Lo Skills Outlook Scoreboard di OCSE, rilasciato qualche giorno fa è lapidario: la popolazione italiana non possiede le competenze di base necessarie per prosperare in un mondo digitale, sia nella vita sociale che sul posto di lavoro. Solo il 36% degli italiani, la percentuale più bassa tra i paesi OCSE, è in grado di utilizzare Internet in maniera complessa e diversificata. Solo un italiano su cinque tra i 16 e i 65 anni possiede un buon livello di alfabetizzazione e capacità di calcolo (cioè ottengono almeno un punteggio di livello 3 nei test di alfabetizzazione e calcolo). Si tratta del terzo peggior risultato tra i paesi esaminati.
L’Italia è il paese con la più bassa percentuale di lavoratori capace di utilizzare software anti-tracking (lo sa fare l’8% degli intervistati), e di modificare le proprie informazioni personali online (sa farlo solo la metà delle persone). Un quarto degli italiani invece sa impostare i cookies nel proprio sito o blog. Gli anziani con scarse capacità cognitive e digitali sono un terzo del totale in Italia, mentre la media OCSE è del 17% e in Norvegia si arriva a quote bassissime, meno del 5%.
I lavoratori italiani utilizzano le Tecnologie dell’Informazione e della Comunicazione (TIC) sul lavoro, ma meno intensamente rispetto al resto dei paesi dell’area OCSE. Inoltre si assiste a un gradiente controproducente: i lavoratori più esposti al rischio di automazione e i lavoratori poco qualificati partecipano meno ad attività di formazione se confrontati con quelli altamente qualificati o con un basso rischio di automazione. La formazione continua viene erogata al 20% dei lavoratori ad alto rischio: peggio di noi solo la Grecia, mentre in paesi come la Finlandia si arriva all’80%, in Germania al 70%. Chi parte svantaggiato insomma, è più facile che resti tale, dal momento che chi possiede solide competenze ha maggiori probabilità di adattarsi quando la digitalizzazione trasformerà il contenuto del loro lavoro e le loro mansioni quotidiane.

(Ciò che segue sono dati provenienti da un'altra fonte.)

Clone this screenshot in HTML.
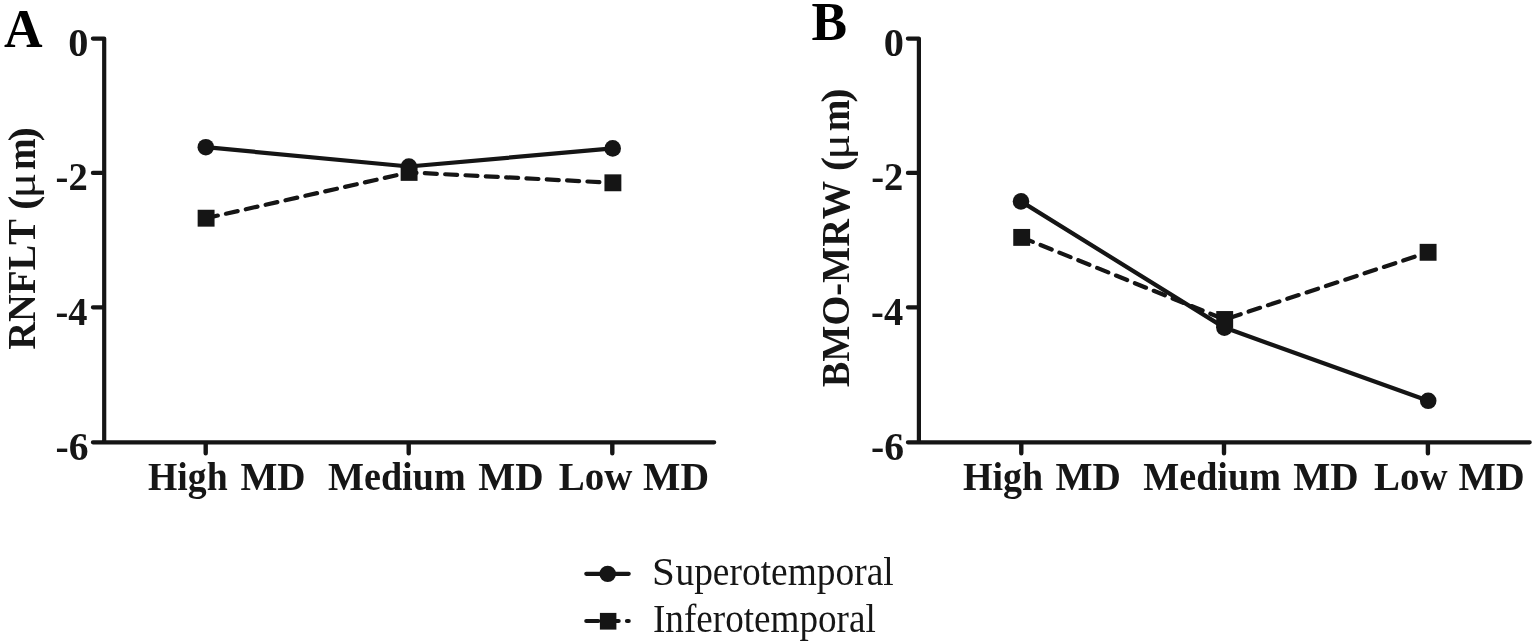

Secondo gli esperti, il 13,8% dei lavoratori sarebbe impiegato in occupazioni ad alto rischio di automazione, dove cioè la loro figura professionale potrebbe venire meno, e avrebbero bisogno di una formazione moderata (fino a 1 anno) per passare a occupazioni più sicure, con basso o medio rischio di automazione. Un ulteriore 4,2% avrebbe invece bisogno di una formazione intensa (fino a 3 anni) per evitare l’alto rischio di automazione sul posto di lavoro. Tuttavia, solo il 30% degli adulti ha ricevuto formazione negli ultimi 12 mesi, contro una media OCSE del 42%.
Anche sul fronte degli insegnanti la situazione non è rosea. 3 insegnanti su 4 ammettono di aver bisogno di ulteriore formazione nell’utilizzo autonomo della tecnologia per svolgere la propria professione. Se osserviamo l’indice elaborato da OCSE vediamo che peggio di noi ci sono solo gli insegnanti russi e lo stacco fra noi e il paese che totalizza il punteggio appena superiore è rilevante. Gli insegnanti statunitensi, al top della classifica, totalizzano un punteggio si 0,8 (in un range da 0 a 1) mentre noi 0,4. Tedeschi, francesi e spagnoli 0,7 su 1.
La conseguenza è che si usano meno gli strumenti informatici. Mentre in molti Paesi OCSE gli insegnanti utilizzano le Tecnologie dell’Informazione e della Comunicazione con pari intensità rispetto ad altri lavoratori con istruzione terziaria, i docenti Italiani rimangono indietro e utilizzano le nuove tecnologie ben al di sotto di altri lavoratori altamente qualificati.
È notevole in Italia infine la forbice fra gli studenti che sanno utilizzare bene internet e chi invece si sente in difficoltà davanti a questo strumento. Abbiamo una delle percentuali più basse dell’area OCSE di top performers, mentre quasi sei ragazzi su dieci si definiscono low performers in tal senso.